Neither Russia nor Ukraine produces palm oil, a tropical commodity, but Moscow’s invasion has triggered knock-on effects across the interconnected global economy.

The conflict has propelled prices for palm oil which accounts for nearly 60% of global vegetable oil shipments and is ubiquitous in African dishes – from Nigerian jollof rice, Ivorian sticky alloco plantains to its use in cakes and frying fats – and in cosmetics and cleaning products to record highs that experts say will deepen a food crisis and punish the poorest.

Global edible oil consumers have no option but to pay top dollar for supplies after Indonesia’s surprise palm oil export ban forced buyers to seek alternatives, already in short supply due to adverse weather and Russia’s invasion of Ukraine.

The move by the world’s biggest palm oil producer to ban exports from Thursday will lift prices of all major edible oils including palm oil, soy oil, sunflower oil and rapeseed oil, industry watchers predict.

In sub-Saharan Africa, food expenses already account for 40% of households’ consumer spending, the highest proportion of any region in the world, and more than double the 17% spent on food in advanced economies. And as prices rise across the board, including fuel, the tens of millions of Africans already pushed into poverty by Covid-19, spiking palm oil prices will be forced to make tough choices.

Even before the outbreak of fighting in Ukraine, inflation had become a global concern. Food commodity prices climbed over 23% last year, the fastest pace in more than a decade, according to the UN Food and Agriculture Organization (FAO). Cooking oils have been among the products hardest hit.

Drought decimated soy oil exports from Argentina and rapeseed production in Canada. Poor weather in Indonesia and Covid-related immigration restrictions in Malaysia throttled palm oil output and caused labour shortages on plantations.

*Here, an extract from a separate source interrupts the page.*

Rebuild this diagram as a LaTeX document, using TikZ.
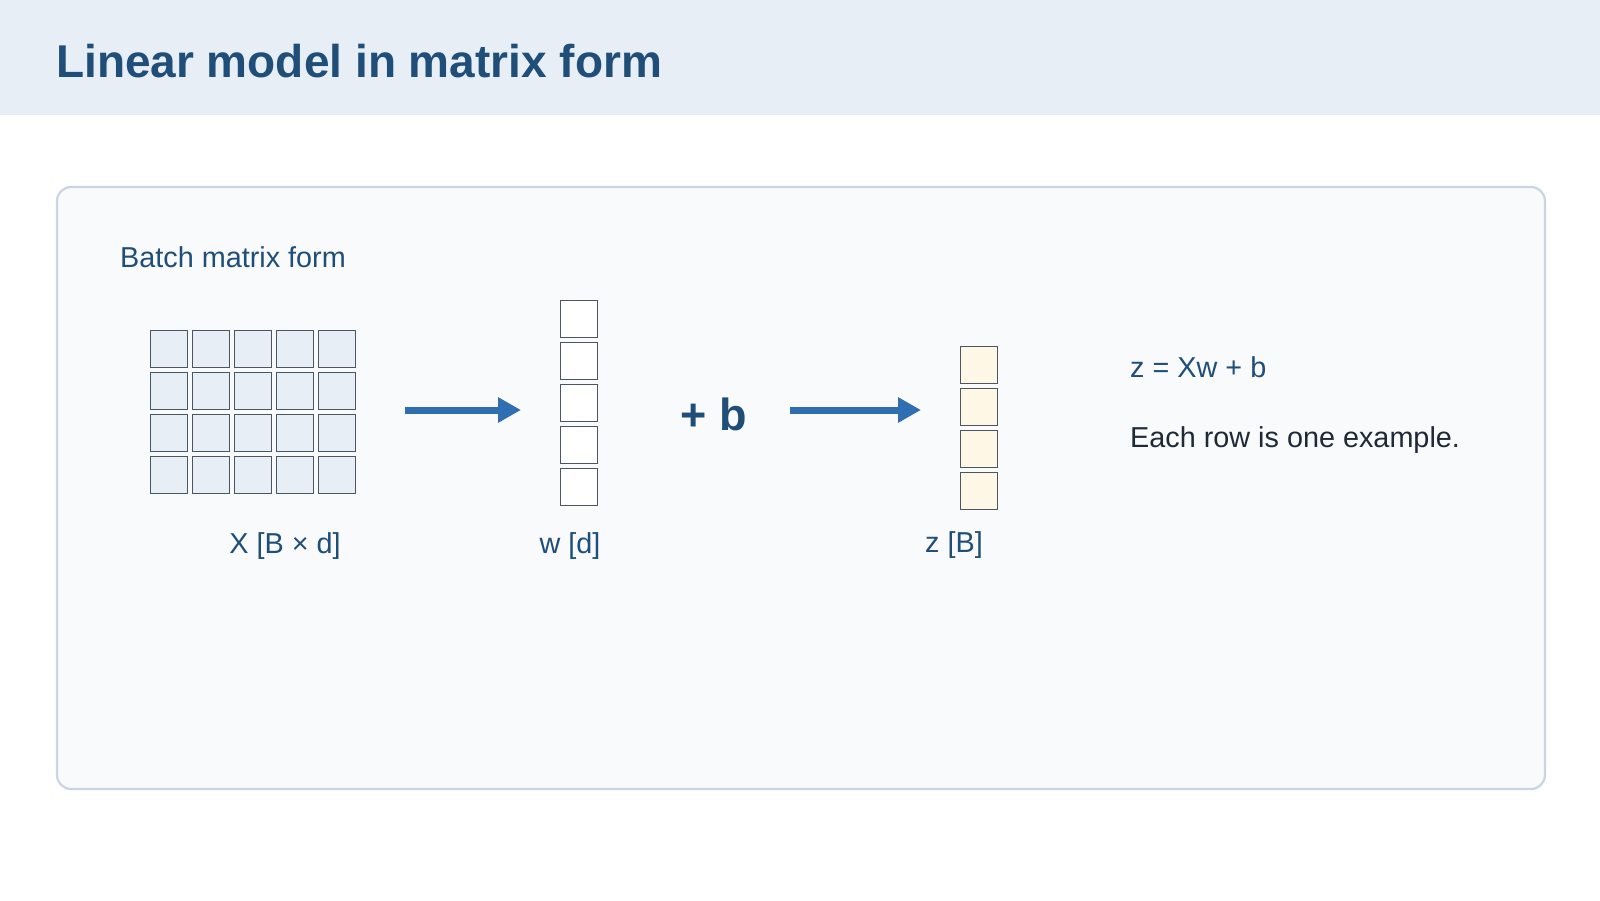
\documentclass[tikz,border=0pt]{standalone}
\usepackage{fontspec}
\setmainfont{Liberation Sans}
\usetikzlibrary{arrows.meta}
\definecolor{headbg}{HTML}{E8EEF6}
\definecolor{titlec}{HTML}{1F4E79}
\definecolor{panelbg}{HTML}{F8FAFC}
\definecolor{panelln}{HTML}{CBD5E1}
\definecolor{cellln}{HTML}{4B5563}
\definecolor{xfill}{HTML}{E8EEF6}
\definecolor{zfill}{HTML}{FFF7E6}
\definecolor{arrc}{HTML}{2F6FB1}
\definecolor{bodyc}{HTML}{1F2937}
\tikzset{
  cellbox/.style={draw=cellln, line width=1.1pt, minimum size=37.5pt, inner sep=0pt, outer sep=0pt},
  xcell/.style={cellbox, fill=xfill},
  wcell/.style={cellbox, fill=white},
  zcell/.style={cellbox, fill=zfill},
  lbl/.style={font=\fontsize{28.8}{34}\selectfont, text=titlec, inner sep=0pt, anchor=base},
  flow/.style={draw=arrc, line width=7pt, -{Triangle[length=23pt,width=24pt]}},
}
\begin{document}
\begin{tikzpicture}[x=1pt,y=-1pt]
\useasboundingbox (0,0) rectangle (1600,900);
\fill[white] (0,0) rectangle (1600,900);
\fill[headbg] (0,0) rectangle (1600,115);
\node[anchor=base west, inner sep=0pt, text=titlec, font=\fontsize{46}{54}\selectfont\bfseries] (title) at (56,77) {Linear model in matrix form};
\draw[panelln, fill=panelbg, line width=2.2pt, rounded corners=14pt] (57,187) rectangle (1545,789);
\node[lbl, anchor=base west] (sub) at (120,267) {Batch matrix form};
% X grid
\foreach \i in {0,...,4}{
  \foreach \j in {0,...,3}{
    \node[xcell] (x-\i-\j) at ({169+42*\i},{349+42*\j}) {};
  }
}
% w column
\foreach \j in {0,...,4}{
  \node[wcell] (w-\j) at (579,{319+42*\j}) {};
}
% z column
\foreach \j in {0,...,3}{
  \node[zcell] (z-\j) at (979,{365+42*\j}) {};
}
\node[lbl] (xl) at (285,553) {X [B × d]};
\node[lbl] (wl) at (570,553) {w [d]};
\node[lbl] (zl) at (954,552) {z [B]};
\node[anchor=base, inner sep=0pt, text=titlec, font=\fontsize{45}{54}\selectfont\bfseries] (pb) at (714,430) {+ b};
\coordinate (a1s) at (405,410);
\coordinate (a1e) at (521,410);
\coordinate (a2s) at (790,410);
\coordinate (a2e) at (921,410);
\draw[flow] (a1s) -- (a1e);
\draw[flow] (a2s) -- (a2e);
\node[lbl, anchor=base west] (eq) at (1130,377) {z = Xw + b};
\node[lbl, anchor=base west, text=bodyc] (note) at (1130,447) {Each row is one example.};
\end{tikzpicture}
\end{document}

The bright spot was sunflower oil. Then Russia sent its military into Ukraine in February, disrupting shipments from the Black Sea region, which accounts for 60% of sunflower production and over three-quarters of exports, and wiping out a huge share of global supply.

“You almost couldn’t make it up how bad it’s been,” Fry added. “We have had really almost a perfect storm.” The choice of palm oil has been an economic one for many poor countries, given it has been the cheapest of the major vegetable oils.

Lately, World Bank data show it’s been catching up to rivals, particularly soy and sunflower oil. Africa consumes more palm oil than it produces.

African nations imported nearly 8 million tons of palm oil in 2020, according to the FAO, the latest year for which data is available. Nigeria, the continent’s biggest importer, shipped in more 1.2 million tons of palm oil.

Kenya brought in nearly $830 million worth. However, the demand may also present some opportunities on the continent. Nearly two dozen African countries grow oil palm on almost 6 million hectares of land, and the sector is a major agricultural sector employer of workers who stand to see their incomes rise.